We, extravagant, chat easily,

take our vagrant ease. We’re off,

stopping & starting, off-season,

off-peak, on time, on our own.

Old age brings the happy condition of freedom from the bondages of time, urgency and false constraint. The women travel through life off yet on time, having learned to live in time without being its creature, certainly past their prime yet braving risks the anxious young could barely imagine. To grow old, according to Easy, is to learn to live paradox, to discover power through diminishment and to cultivate ease in extremity.

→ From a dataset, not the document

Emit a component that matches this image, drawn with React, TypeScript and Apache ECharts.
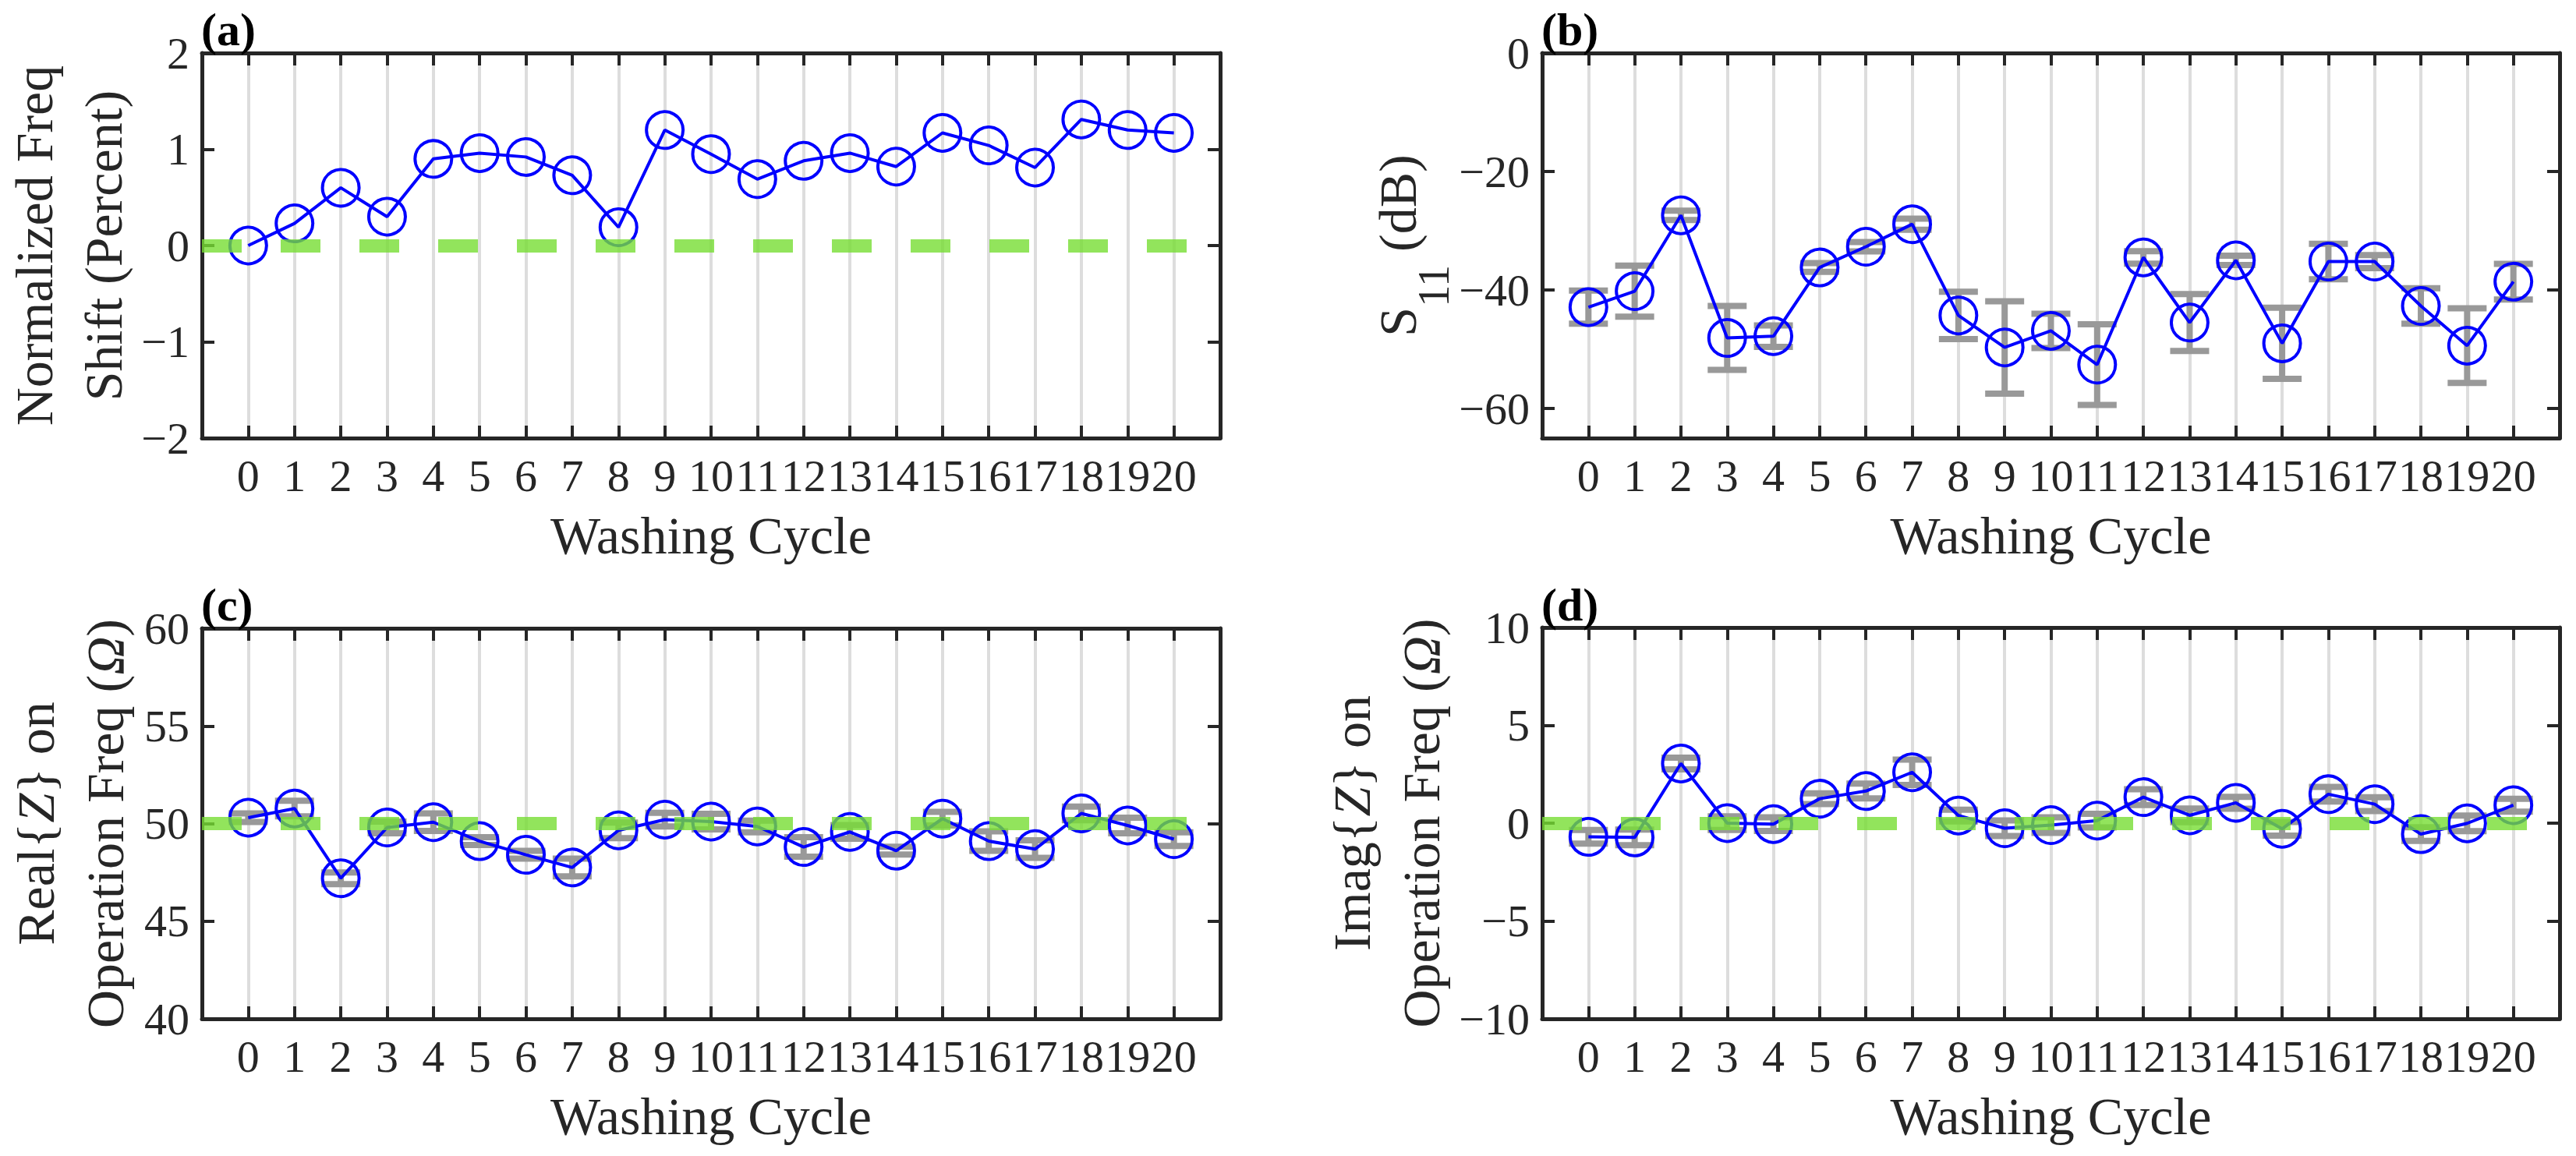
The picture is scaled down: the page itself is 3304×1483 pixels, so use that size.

Ponsot’s poetry toes a fine line suspended over the abyss of being, even as the traffic roars beneath. The reader takes this tightrope walk with her—witnessing dark realities along with spots of joy, comprehending all as essential parts of the human whole. Poems that lament the loss of parents, the death of innocents and the sorrows of war are balanced by poems that celebrate the gift of her Catholic faith, glimpses of God in the ordinary world and the power of art and language, “whose redeeming speech spans time and tune.”

Marie Ponsot’s generous vision beholds and honors youth and age, dearth and plenty, the call of eternity as well as the exigencies of now. Easy speaks the difficult art she has mastered.